Doing the Splits in the Education Ministry

Few government departments can have had quite so many changes as the English education ministry. For twenty years it was merely the Ministry of Education, until its 1964 rebirth as the Department of Education and Science. Then, it lost science, forcing universities to court two masters for their research budgets. In 1995, it merged with the old Department of Employment to create the Department for Education and Employment. This meant, for example, that childcare and nursery education were under the same roof (though it took rather longer for the responsible civil servants to work together). In 2001, much of the employment brief was diverted to the new Department of Work and Pensions, but childcare and skills survived in the Department for Education and Skills. At least there was no further name change when children's services were added to the DfES's responsibilities in 2003.

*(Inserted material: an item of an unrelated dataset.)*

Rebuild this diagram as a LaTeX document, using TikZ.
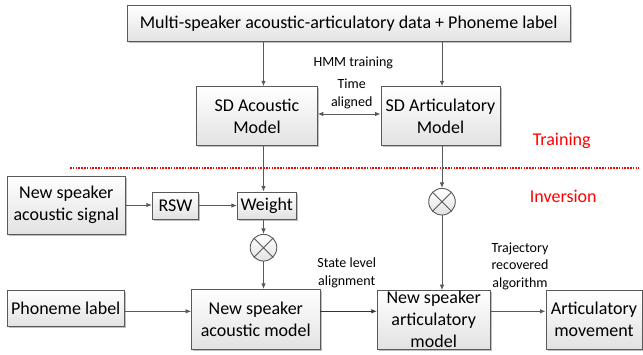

Now one of Gordon Brown's first acts is to split the department in two: creating the Department for Children, Schools and Families and the Department for Innovation, Universities and Skills . But, to what purpose? There are in Ed Balls and John Denham, two able cabinet ministers. Ian Watmore will be an excellent permanent secretary at DIUS. And science is back at one of the new ministries. But, as Mike Baker points out here: "With one parent giving each its undivided attention, there may be some gains. But where does that leave the middle child, known as Further Education? The answer seems to be: caught in the middle of a complicated custody battle, spending some time in each parent's home."

Surely Mike is not right to suggest also that it is merely a ploy to concentrate more control of education at no. 10?